DATA BLOCK —
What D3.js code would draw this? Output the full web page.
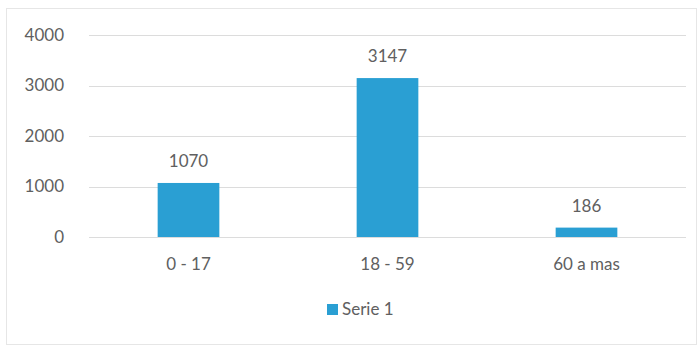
<!DOCTYPE html>
<html><head><meta charset="utf-8">
<script src="https://cdn.jsdelivr.net/npm/d3@7"></script>
<style>body{margin:0;background:#fff}svg{display:block}text{font-family:Lato,"Open Sans",sans-serif;fill:#606060}</style>
</head><body><svg id="c" width="700" height="348"></svg>
<script>
const categories = ["0 - 17", "18 - 59", "60 a mas"];
const values = [1070, 3147, 186];
const yTicks = [0, 1000, 2000, 3000, 4000];
const seriesName = "Serie 1";

const FS = 17;
const svg = d3.select("#c");
svg.append("rect").attr("x",6.5).attr("y",8.5).attr("width",690).attr("height",336)
  .attr("fill","#fff").attr("stroke","#e6e6e6");
const x = d3.scaleBand().domain(categories).range([89, 686]).paddingInner(0.69).paddingOuter(0.345);
const y = d3.scaleLinear().domain([0, 4000]).range([237, 35]);

const grid = svg.append("g");
grid.selectAll("line").data(yTicks).join("line")
  .attr("x1",89).attr("x2",686).attr("y1",d=>Math.round(y(d))+0.5).attr("y2",d=>Math.round(y(d))+0.5)
  .attr("stroke","#dcdcdc").attr("stroke-width",1);

const yAxis = d3.axisLeft(y).tickValues(yTicks).tickFormat(d3.format("d")).tickSize(0).tickPadding(0);
svg.append("g").attr("transform","translate(64,0)").call(yAxis)
  .call(g=>g.select(".domain").remove())
  .call(g=>g.selectAll("text").attr("font-size",FS).style("font-family","Lato,'Open Sans',sans-serif").attr("fill","#606060"));

svg.append("g").selectAll("rect").data(values).join("rect")
  .attr("x",(d,i)=>x(categories[i])).attr("width",x.bandwidth())
  .attr("y",d=>y(d)).attr("height",d=>y(0)-y(d)).attr("fill","#2a9fd3");

svg.append("g").selectAll("text").data(values).join("text")
  .attr("x",(d,i)=>x(categories[i])+x.bandwidth()/2).attr("y",d=>y(d)-16)
  .attr("text-anchor","middle").attr("font-size",FS).text(d=>d);

const xAxis = d3.axisBottom(x).tickSize(0).tickPadding(0);
svg.append("g").attr("transform","translate(0,258)").call(xAxis)
  .call(g=>g.select(".domain").remove())
  .call(g=>g.selectAll("text").attr("font-size",FS).style("font-family","Lato,'Open Sans',sans-serif").attr("fill","#606060"));

const lg = svg.append("g");
lg.append("rect").attr("x",327).attr("y",304).attr("width",11).attr("height",11).attr("fill","#2a9fd3");
lg.append("text").attr("x",342).attr("y",315).attr("font-size",FS).text(seriesName);
</script></body></html>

TASK PROMPT —
Please transcribe the material above exactly as written. Leave the pictures out.

OUTPUT OF THE TASK —
What D3.js code would draw this? Output the full web page.
<!DOCTYPE html>
<html><head><meta charset="utf-8">
<script src="https://cdn.jsdelivr.net/npm/d3@7"></script>
<style>body{margin:0;background:#fff}svg{display:block}text{font-family:Lato,"Open Sans",sans-serif;fill:#606060}</style>
</head><body><svg id="c" width="700" height="348"></svg>
<script>
const categories = ["0 - 17", "18 - 59", "60 a mas"];
const values = [1070, 3147, 186];
const yTicks = [0, 1000, 2000, 3000, 4000];
const seriesName = "Serie 1";

const FS = 17;
const svg = d3.select("#c");
svg.append("rect").attr("x",6.5).attr("y",8.5).attr("width",690).attr("height",336)
  .attr("fill","#fff").attr("stroke","#e6e6e6");
const x = d3.scaleBand().domain(categories).range([89, 686]).paddingInner(0.69).paddingOuter(0.345);
const y = d3.scaleLinear().domain([0, 4000]).range([237, 35]);

const grid = svg.append("g");
grid.selectAll("line").data(yTicks).join("line")
  .attr("x1",89).attr("x2",686).attr("y1",d=>Math.round(y(d))+0.5).attr("y2",d=>Math.round(y(d))+0.5)
  .attr("stroke","#dcdcdc").attr("stroke-width",1);

const yAxis = d3.axisLeft(y).tickValues(yTicks).tickFormat(d3.format("d")).tickSize(0).tickPadding(0);
svg.append("g").attr("transform","translate(64,0)").call(yAxis)
  .call(g=>g.select(".domain").remove())
  .call(g=>g.selectAll("text").attr("font-size",FS).style("font-family","Lato,'Open Sans',sans-serif").attr("fill","#606060"));

svg.append("g").selectAll("rect").data(values).join("rect")
  .attr("x",(d,i)=>x(categories[i])).attr("width",x.bandwidth())
  .attr("y",d=>y(d)).attr("height",d=>y(0)-y(d)).attr("fill","#2a9fd3");

svg.append("g").selectAll("text").data(values).join("text")
  .attr("x",(d,i)=>x(categories[i])+x.bandwidth()/2).attr("y",d=>y(d)-16)
  .attr("text-anchor","middle").attr("font-size",FS).text(d=>d);

const xAxis = d3.axisBottom(x).tickSize(0).tickPadding(0);
svg.append("g").attr("transform","translate(0,258)").call(xAxis)
  .call(g=>g.select(".domain").remove())
  .call(g=>g.selectAll("text").attr("font-size",FS).style("font-family","Lato,'Open Sans',sans-serif").attr("fill","#606060"));

const lg = svg.append("g");
lg.append("rect").attr("x",327).attr("y",304).attr("width",11).attr("height",11).attr("fill","#2a9fd3");
lg.append("text").attr("x",342).attr("y",315).attr("font-size",FS).text(seriesName);
</script></body></html>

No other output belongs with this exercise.